Another one of those companies that has its hand in a lot of cookie jars, for example, they sell HANA (http://www.saphana.com/welcome), which is a very fast in-memory analytical database (SQL).

> Oracle is a frigging database

Oracle database is actually just a small part of Oracle these days, look at their Sun aquisition. I mean, Oracle even has their own flavor of RHEL now.


No SAP is an ERP company. HANA sales have been woeful from what I've heard.

Likewise for Salesforce. They are still very much a one product company.


Back then, when they were the age 10gen/MongoDB is now, nobody valued those companies at (the appropriately adjusted equivalent of) 1.2 billion, because there was no clue they would be the winners.

All investors then were just overly cautious? Or perhaps there are now others ways to make money off of a company, not tied to the companies actual success and the value it adds to the economy?


> Back then, when they were the age 10gen/MongoDB is now, nobody valued those companies at (the appropriately adjusted equivalent of) 1.2 billion, because there was no clue they would be the winners.

Actually, MongoDB (formerly 10gen) is 6 years old. After 6 years, Salesforce's market cap was around $3 billion. (They IPO'd after 5 years.)


Ok, but Salesforce was also the fastest company to ever reach a billion dollars. They are definitely an outlier.


A market cap after n years is something different from a valuation derived from venture capital raised in prior years. Such a difference is precisely what makes for a good investment.

Salesforce revenue in the year of their IPO: $96M. IPO: $110M

MongoDB revenue last year: $36M [1]

[1] http://wikibon.org/wiki/v/Big_Data_Vendor_Revenue_and_Market...

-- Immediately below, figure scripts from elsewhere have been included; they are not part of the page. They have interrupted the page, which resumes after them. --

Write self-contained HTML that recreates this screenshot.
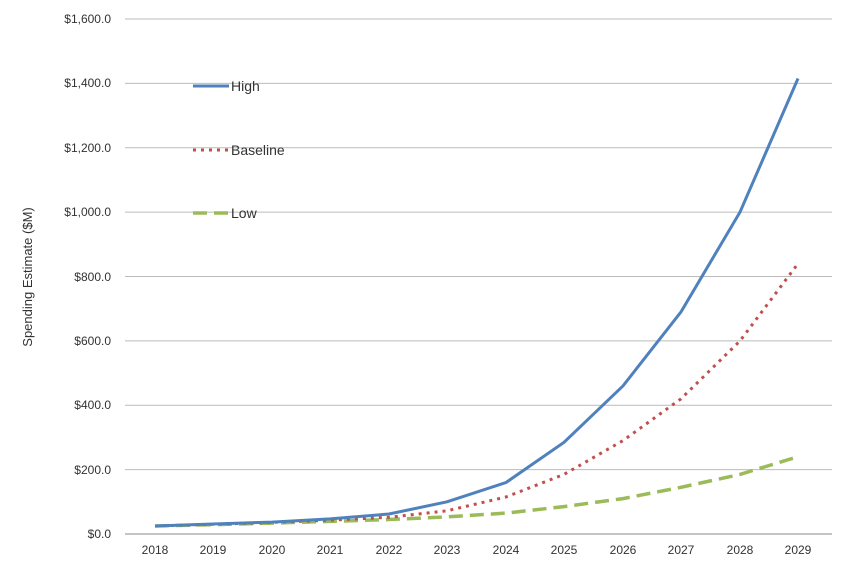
<!DOCTYPE html>
<html><head><style>body{margin:0;background:#fff}svg{display:block}text{font-family:"Liberation Sans",sans-serif;fill:#333}</style></head><body>
<svg width="849" height="567" viewBox="0 0 849 567">
<g stroke="#bbb" stroke-width="1">
<line x1="125" y1="19" x2="832" y2="19"/><line x1="125" y1="83.4" x2="832" y2="83.4"/><line x1="125" y1="147.8" x2="832" y2="147.8"/><line x1="125" y1="212.1" x2="832" y2="212.1"/><line x1="125" y1="276.5" x2="832" y2="276.5"/><line x1="125" y1="340.9" x2="832" y2="340.9"/><line x1="125" y1="405.3" x2="832" y2="405.3"/><line x1="125" y1="469.6" x2="832" y2="469.6"/><line x1="125" y1="534" x2="832" y2="534" stroke="#888"/>
</g>
<g font-size="12" text-anchor="end">
<text x="111" y="23">$1,600.0</text><text x="111" y="87">$1,400.0</text><text x="111" y="152">$1,200.0</text><text x="111" y="216">$1,000.0</text><text x="111" y="281">$800.0</text><text x="111" y="345">$600.0</text><text x="111" y="409">$400.0</text><text x="111" y="474">$200.0</text><text x="111" y="538">$0.0</text>
</g>
<g font-size="12" text-anchor="middle">
<text x="155" y="554">2018</text><text x="213" y="554">2019</text><text x="272" y="554">2020</text><text x="330" y="554">2021</text><text x="389" y="554">2022</text><text x="447" y="554">2023</text><text x="506" y="554">2024</text><text x="564" y="554">2025</text><text x="623" y="554">2026</text><text x="681" y="554">2027</text><text x="740" y="554">2028</text><text x="798" y="554">2029</text>
</g>
<text transform="translate(32,277) rotate(-90)" font-size="13" text-anchor="middle">Spending Estimate ($M)</text>
<polyline fill="none" stroke="#9bbb59" stroke-width="3.5" stroke-dasharray="14,7" points="155,526 213,524.7 272,523.1 330,521.4 389,519.5 447,516.9 506,513.1 564,506.6 623,498.6 681,487.3 740,474.4 798,456.7"/>
<polyline fill="none" stroke="#c0504d" stroke-width="3" stroke-dasharray="3,5" points="155,526 213,524.3 272,522.4 330,520.2 389,517.3 447,510.8 506,497 564,474.4 623,440.6 681,398.8 740,340.9 798,263.6"/>
<polyline fill="none" stroke="#4f81bd" stroke-width="3" points="155,526 213,524 272,522.1 330,518.9 389,514 447,501.8 506,482.5 564,442.3 623,385.9 681,311.9 740,212.1 798,78.5"/>
<line x1="193" y1="86" x2="229" y2="86" stroke="#4f81bd" stroke-width="3"/>
<line x1="193" y1="150" x2="229" y2="150" stroke="#c0504d" stroke-width="3" stroke-dasharray="3,5"/>
<line x1="193" y1="213" x2="229" y2="213" stroke="#9bbb59" stroke-width="3.5" stroke-dasharray="14,7"/>
<g font-size="14"><text x="231" y="91">High</text><text x="231" y="155">Baseline</text><text x="231" y="218">Low</text></g>
</svg>
</body></html>
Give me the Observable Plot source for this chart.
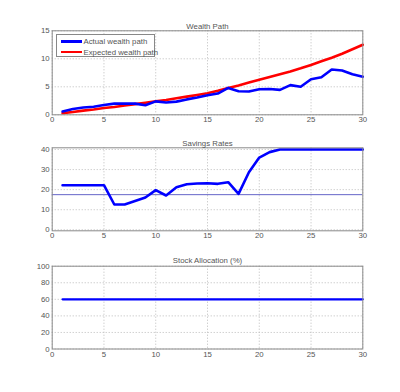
<!DOCTYPE html>
<html>
<head>
<meta charset="utf-8">
<script src="https://cdn.jsdelivr.net/npm/d3@7"></script>
<script src="https://cdn.jsdelivr.net/npm/@observablehq/plot@0.6"></script>
<style>
  html, body { margin: 0; padding: 0; background: #fff; }
  #wrap { position: relative; width: 400px; height: 392px; font-family: "Liberation Sans", Arial, sans-serif; }
  #wrap svg { position: absolute; left: 0; }
  .legend { position: absolute; left: 55.5px; top: 33.5px; width: 99px; height: 23px; border: 1px solid #888; background: #fff; box-sizing: border-box; font-size: 7.8px; color: #555; }
  .legend .row { position: absolute; left: 4px; height: 8px; display: flex; align-items: center; white-space: nowrap; }
  .legend .sw { width: 21px; height: 2.5px; margin-right: 2px; flex: none; }
</style>
</head>
<body>
<div id="wrap"></div>
<script>
const years = [1,2,3,4,5,6,7,8,9,10,11,12,13,14,15,16,17,18,19,20,21,22,23,24,25,26,27,28,29,30];
const actualWealth = [0.6,1.05,1.3,1.45,1.75,2.0,2.0,2.0,1.7,2.4,2.2,2.35,2.75,3.1,3.5,3.8,4.8,4.2,4.15,4.55,4.6,4.45,5.3,5.0,6.35,6.7,8.1,7.9,7.25,6.8];
const expectedWealth = [0.3,0.5,0.75,0.95,1.2,1.4,1.65,1.9,2.15,2.4,2.65,2.95,3.25,3.55,3.85,4.3,4.8,5.25,5.75,6.25,6.75,7.25,7.75,8.3,8.9,9.55,10.2,10.9,11.7,12.5];
const savingsRate = [22.2,22.2,22.2,22.2,22.2,12.6,12.6,14.3,16.1,19.75,17.1,21.2,22.7,23.1,23.2,22.9,23.7,17.9,28.7,36,38.7,40,40,40,40,40,40,40,40,40];
const savingsRef = 17.5;
const stockAllocation = [60,60,60,60,60,60,60,60,60,60,60,60,60,60,60,60,60,60,60,60,60,60,60,60,60,60,60,60,60,60];
const xTicks = [0,5,10,15,20,25,30];
const wealthTicks = [0,5,10,15];
const savingsTicks = [0,10,20,30,40];
const allocTicks = [0,20,40,60,80,100];
const titles = ["Wealth Path", "Savings Rates", "Stock Allocation (%)"];
const legendLabels = ["Actual wealth path", "Expected wealth path"];

const BLUE = "#0000ff", RED = "#ff0000", GRID = "#bbbbbb", TXT = "#555";

const wealth = years.map((x, i) => ({x, a: actualWealth[i], e: expectedWealth[i]}));
const savings = years.map((x, i) => ({x, s: savingsRate[i]}));
const alloc = years.map((x, i) => ({x, v: stockAllocation[i]}));

function panel({height, marginTop, marginBottom, yDomain, yTicks, title, titleDy, marks}) {
  return Plot.plot({
    width: 400, height, marginLeft: 51.7, marginRight: 37.7, marginTop, marginBottom,
    style: {fontFamily: "Liberation Sans, Arial, sans-serif", fontSize: "7.8px", color: TXT, background: "transparent", overflow: "visible"},
    x: {domain: [0, 30]},
    y: {domain: yDomain},
    marks: [
      Plot.gridX(xTicks, {stroke: GRID, strokeOpacity: 1, strokeDasharray: "1,2"}),
      Plot.gridY(yTicks, {stroke: GRID, strokeOpacity: 1, strokeDasharray: "1,2"}),
      ...marks,
      Plot.frame({stroke: "#8a8a8a"}),
      Plot.axisX(xTicks, {tickSize: 0, tickPadding: 2, label: null, fill: TXT}),
      Plot.axisY(yTicks, {tickSize: 0, tickPadding: 2.5, label: null, fill: TXT}),
      Plot.text([title], {frameAnchor: "top", dy: titleDy, fill: TXT, fontSize: 7.8})
    ]
  });
}

const wrap = document.getElementById("wrap");

const p1 = panel({
  height: 130, marginTop: 30.3, marginBottom: 15.7, yDomain: [0, 15], yTicks: wealthTicks,
  title: titles[0], titleDy: -7.5,
  marks: [
    Plot.line(wealth, {x: "x", y: "e", stroke: RED, strokeWidth: 2.6}),
    Plot.line(wealth, {x: "x", y: "a", stroke: BLUE, strokeWidth: 2.6})
  ]
});
p1.style.top = "0px";
wrap.appendChild(p1);

const p2 = panel({
  height: 115, marginTop: 17.3, marginBottom: 14.7, yDomain: [-0.5, 40.85], yTicks: savingsTicks,
  title: titles[1], titleDy: -7.3,
  marks: [
    Plot.ruleY([savingsRef], {stroke: "#6464c8", strokeWidth: 1}),
    Plot.line(savings, {x: "x", y: "s", stroke: BLUE, strokeWidth: 2.6})
  ]
});
p2.style.top = "130px";
wrap.appendChild(p2);

const p3 = panel({
  height: 147, marginTop: 20.7, marginBottom: 43.5, yDomain: [0, 100], yTicks: allocTicks,
  title: titles[2], titleDy: -8.4,
  marks: [
    Plot.line(alloc, {x: "x", y: "v", stroke: BLUE, strokeWidth: 2.2})
  ]
});
p3.style.top = "245px";
wrap.appendChild(p3);

// legend
const leg = document.createElement("div");
leg.className = "legend";
[[BLUE, legendLabels[0], 2.8], [RED, legendLabels[1], 13.5]].forEach(([c, t, top]) => {
  const r = document.createElement("div");
  r.className = "row";
  r.style.top = top + "px";
  const sw = document.createElement("div");
  sw.className = "sw";
  sw.style.background = c;
  const tx = document.createElement("span");
  tx.textContent = t;
  r.appendChild(sw); r.appendChild(tx);
  leg.appendChild(r);
});
wrap.appendChild(leg);
</script>
</body>
</html>
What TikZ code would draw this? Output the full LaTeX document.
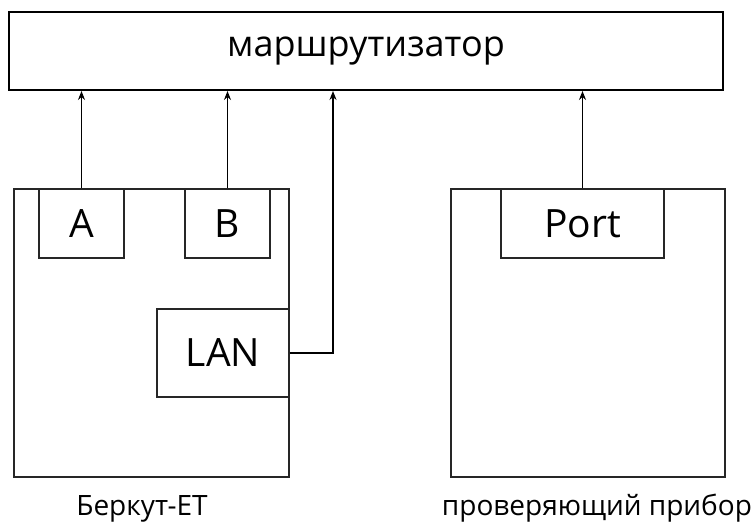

> nobody valued those companies at (the appropriately adjusted equivalent of) 1.2 billion

One counterpoint. My friend worked at a university. This was back in the era of punch-cards. Oracle came in with their relational database sales pitch (they were basically a very small sales team). His manager (who managed the punch-carders) saw the huge potential that everyone else did not (e.g. 'never going to happen'). Bought Oracle stock right when it went public (mid-80s). Kept on buying it. Retired in her mid 40s. Now lives on her own farm, tending her own sheep (not sure if it was sheep or some other livestock), in the country.


10gen's investors might have been cautious then but RethinkDB's investors can't be now. Now they see what the upper limit for RethinkDB can be too.


This evaluation is absurd. And comparing mongo with oracle is even more absurd.


I don't know. I haven't seen these financials.

this made me chuckle. nothing like have a strong opinion based on nada.